‘El mar alrededor’, de Keri Hulme

El mar alrededor

Keri Hulme

Traducción de Enrique Maldonando Roldán

Automática

Madrid, 2019

693 páginas

 

Por Ricardo Martínez Llorca / @rimllorca

Una pintora que no pinta, un niño mudo y un padre adoptivo que es un maorí mestizo. Con esos protagonistas Keri Hulme (Chirstchurch, Nueva Zelanda, 1947) construye una parábola sobre los límites del lugar donde habitamos, física y emocionalmente, condicionados por esa otra frontera, la más natural, la que separa la tierra del mar, el lugar donde podemos pisar, comer, amar, y el territorio de los sueños, la contemplación y el deseo. Utilizar el verbo construir no es nada gratuito, pues el esfuerzo de condensación y de suma en cada capítulo, en ocasiones muy breve, para expresar algo que navega en paralelo al costumbrismo, y conseguir que la suma y acumulación de sucesos no se escape hacia una literatura casi experimental -recordemos que la obra fue escrita en la década de 1980-, requiere de una entrega digna de alguien que es arquitecto y albañil al mismo tiempo. La obra parece fragmentada, pero no lo son las intenciones de Hulme, pues todo obedece a una atmósfera en la que los personajes están encerrados por la cúpula de aire y la condición humana que respiran.

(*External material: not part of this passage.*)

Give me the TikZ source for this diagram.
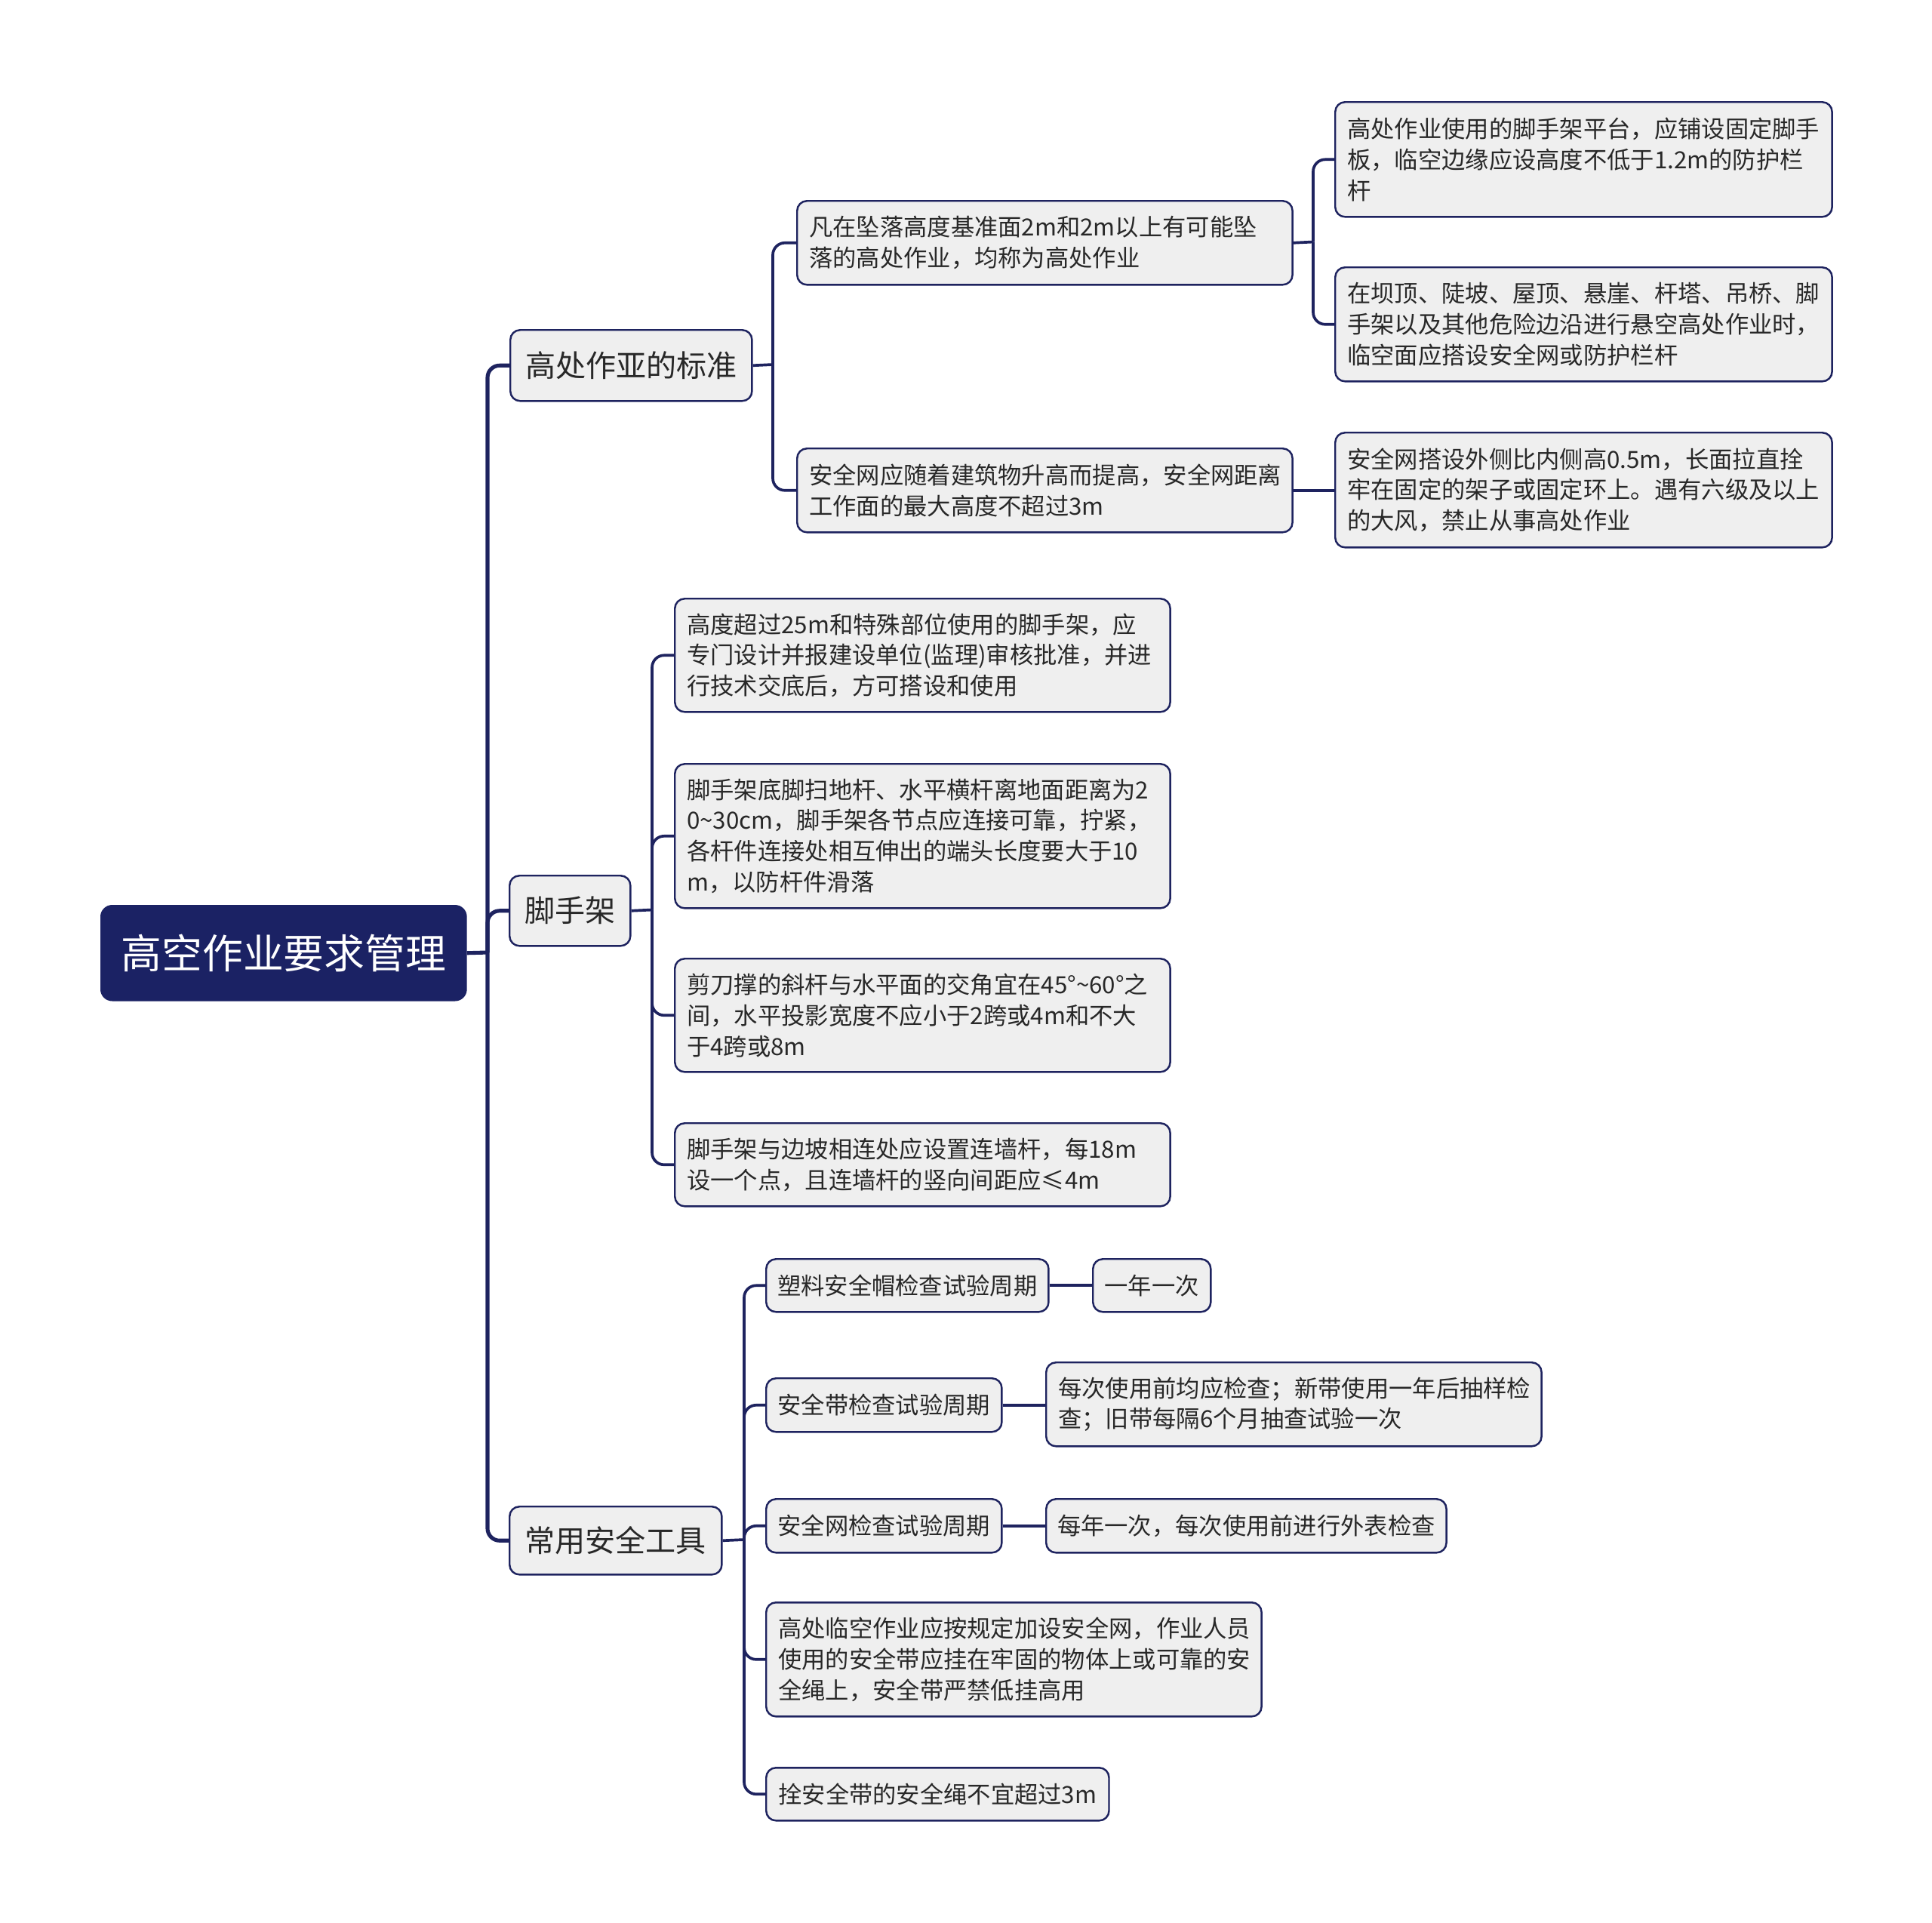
\documentclass[tikz,border=0pt]{standalone}
\usepackage{fontspec}
\setmainfont{Noto Sans CJK SC}
\definecolor{navy}{RGB}{27,34,100}
\definecolor{linec}{RGB}{30,35,95}
\definecolor{boxfill}{RGB}{239,239,239}
\definecolor{txt}{RGB}{40,40,40}
\begin{document}
\begin{tikzpicture}[x=0.01cm,y=-0.01cm,
  box/.style={draw=linec, line width=0.7pt, fill=boxfill, rounded corners=0.13cm,
    anchor=north west, inner sep=0pt, text=txt,
    font=\fontsize{8.9pt}{11.6pt}\selectfont},
  multi/.style={align=left},
  lvone/.style={box, font=\fontsize{11.4pt}{14pt}\selectfont},
  rootbox/.style={fill=navy, draw=navy, rounded corners=0.15cm, anchor=north west,
    inner sep=0pt, text=white, font=\fontsize{15.3pt}{18pt}\selectfont},
  connA/.style={draw=linec, line width=1.45pt},
  connB/.style={draw=linec, line width=1.05pt},
  rc/.style={rounded corners=0.16cm}]
\useasboundingbox (0,0) rectangle (2560,2547);

% root
\node[rootbox, minimum width=4.84cm, minimum height=1.26cm] (root) at (133,1199) {高空作业要求管理};

% level 1
\node[lvone, minimum width=3.20cm, minimum height=0.94cm] (A) at (675,436) {高处作亚的标准};
\node[lvone, minimum width=1.60cm, minimum height=0.93cm] (B) at (674,1159) {脚手架};
\node[lvone, minimum width=2.81cm, minimum height=0.90cm] (C) at (674,1995) {常用安全工具};

% A children
\node[box, multi, minimum width=6.56cm, minimum height=1.11cm, text width=6.24cm] (A1) at (1055,265)
  {凡在坠落高度基准面2m和2m以上有可能坠\\落的高处作业，均称为高处作业};
\node[box, multi, minimum width=6.56cm, minimum height=1.11cm, text width=6.24cm] (A2) at (1055,593)
  {安全网应随着建筑物升高而提高，安全网距离\\工作面的最大高度不超过3m};
\node[box, multi, minimum width=6.58cm, minimum height=1.52cm, text width=6.26cm] (A1a) at (1768,134)
  {高处作业使用的脚手架平台，应铺设固定脚手\\板，临空边缘应设高度不低于1.2m的防护栏\\杆};
\node[box, multi, minimum width=6.58cm, minimum height=1.51cm, text width=6.26cm] (A1b) at (1768,353)
  {在坝顶、陡坡、屋顶、悬崖、杆塔、吊桥、脚\\手架以及其他危险边沿进行悬空高处作业时，\\临空面应搭设安全网或防护栏杆};
\node[box, multi, minimum width=6.58cm, minimum height=1.52cm, text width=6.26cm] (A2a) at (1768,572)
  {安全网搭设外侧比内侧高0.5m，长面拉直拴\\牢在固定的架子或固定环上。遇有六级及以上\\的大风，禁止从事高处作业};

% B children
\node[box, multi, minimum width=6.56cm, minimum height=1.50cm, text width=6.24cm] (B1) at (893,792)
  {高度超过25m和特殊部位使用的脚手架，应\\专门设计并报建设单位(监理)审核批准，并进\\行技术交底后，方可搭设和使用};
\node[box, multi, minimum width=6.56cm, minimum height=1.91cm, text width=6.24cm] (B2) at (893,1011)
  {脚手架底脚扫地杆、水平横杆离地面距离为2\\0\textasciitilde30cm，脚手架各节点应连接可靠，拧紧，\\各杆件连接处相互伸出的端头长度要大于10\\m，以防杆件滑落};
\node[box, multi, minimum width=6.56cm, minimum height=1.50cm, text width=6.24cm] (B3) at (893,1269)
  {剪刀撑的斜杆与水平面的交角宜在45°\textasciitilde60°之\\间，水平投影宽度不应小于2跨或4m和不大\\于4跨或8m};
\node[box, multi, minimum width=6.56cm, minimum height=1.10cm, text width=6.24cm] (B4) at (893,1487)
  {脚手架与边坡相连处应设置连墙杆，每18m\\设一个点，且连墙杆的竖向间距应≤4m};

% C children
\node[box, minimum width=3.74cm, minimum height=0.70cm] (C1) at (1014,1667) {塑料安全帽检查试验周期};
\node[box, minimum width=1.56cm, minimum height=0.70cm] (C1a) at (1447,1667) {一年一次};
\node[box, minimum width=3.12cm, minimum height=0.71cm] (C2) at (1014,1825) {安全带检查试验周期};
\node[box, multi, minimum width=6.56cm, minimum height=1.11cm, text width=6.24cm] (C2a) at (1385,1804)
  {每次使用前均应检查；新带使用一年后抽样检\\查；旧带每隔6个月抽查试验一次};
\node[box, minimum width=3.12cm, minimum height=0.71cm] (C3) at (1014,1985) {安全网检查试验周期};
\node[box, minimum width=5.30cm, minimum height=0.71cm] (C3a) at (1385,1985) {每年一次，每次使用前进行外表检查};
\node[box, multi, minimum width=6.56cm, minimum height=1.51cm, text width=6.24cm] (C4) at (1014,2122)
  {高处临空作业应按规定加设安全网，作业人员\\使用的安全带应挂在牢固的物体上或可靠的安\\全绳上，安全带严禁低挂高用};
\node[box, minimum width=4.54cm, minimum height=0.70cm] (C5) at (1014,2341) {拴安全带的安全绳不宜超过3m};

% junctions
\coordinate (jR) at (646,1262);
\coordinate (jA) at (1024,483);
\coordinate (jA1) at (1740,320.5);
\coordinate (jB) at (864,1205.5);
\coordinate (jC) at (986,2040);

% connectors root
\draw[connA] (root.east) -- (jR);
\draw[connA, rc] (jR) |- (A.west);
\draw[connA, rc] (jR) |- (B.west);
\draw[connA, rc] (jR) |- (C.west);

% A
\draw[connB] (A.east) -- (jA);
\draw[connB, rc] (jA) |- (A1.west);
\draw[connB, rc] (jA) |- (A2.west);
\draw[connB] (A1.east) -- (jA1);
\draw[connB, rc] (jA1) |- (A1a.west);
\draw[connB, rc] (jA1) |- (A1b.west);
\draw[connB] (A2.east) -- (A2.east -| A2a.west);

% B
\draw[connB] (B.east) -- (jB);
\draw[connB, rc] (jB) |- (B1.west);
\draw[connB, rc] (jB) |- (B2.west);
\draw[connB, rc] (jB) |- (B3.west);
\draw[connB, rc] (jB) |- (B4.west);

% C
\draw[connB] (C.east) -- (jC);
\draw[connB, rc] (jC) |- (C1.west);
\draw[connB, rc] (jC) |- (C2.west);
\draw[connB, rc] (jC) |- (C3.west);
\draw[connB, rc] (jC) |- (C4.west);
\draw[connB, rc] (jC) |- (C5.west);
\draw[connB] (C1.east) -- (C1a.west);
\draw[connB] (C2.east) -- (C2.east -| C2a.west);
\draw[connB] (C3.east) -- (C3a.west);
\end{tikzpicture}
\end{document}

En buena medida, la exploración de Hulme se mueve en péndulo entre la realidad y la fantasía, pero de forma que una y otra se van retroalimentando. Por un lado, está la sociedad, que no se menciona, pero que aparece de forma elíptica; una sociedad a cuya periferia pertenecen los tres personajes, empeñados en la autosuficiencia, o al menos en la autosuficiencia narrativa, es decir, en construir sus propios días. Y por el otro están los vínculos entre ellos, unas historias de amor sin engaños, porque saben que de eso se trata el paso por el planeta: o amas al que está más cerca o no amas. El amor que impone las religiones, por ejemplo, resulta demasiado abstracto y, por tanto, demasiado intelectual. No se quiere con el fondo de la inteligencia, sino con la pasión que nace de todas las células del cuerpo. Ese imperio brota incluso en un lugar tan apartado del resto del mundo como es la costa de la isla sur de Nueva Zelanda, en una aldea, en las lindes de la naturaleza. El niño mudo es, por otra parte, una metáfora completa, una proyección y una imagen de cómo llegamos a querer a quien debemos cuidar. Se trata del personaje central, no porque acapare la acción, sino porque es el combustible de la novela. Su origen es tan incierto que nos atreveríamos a designarlo como un hijo de la mar, un ser telúrico de no haber surgido tan cerca del agua salada. Y está, en los tres, la maldición de ser diferente, la social y la que nos confiamos a nosotros mismos. De esa sensación surge un amor que es triste, como nos empeñamos muchas veces en que debe ser el amor. Lo complicado es construir -de nuevo el verbo- esa sensación literariamente, un trabajo en el que Hulme pone mucho empeño, mucha afición y mucho tiempo. La novela es tan extensa que contiene grandes aciertos en ese sentido. Aunque lo que destaca sea la atmósfera, esa sensación que vincula soledad y sensibilidad, como si no fuera posible la una sin la otra, al menos en un mundo en el que lo hostil -más hostil si cabe para los niños, las mujeres y las minorías étnicas- se impone hasta el punto de que es mejor estar callado, como hace el niño, aunque sea por condición biológica.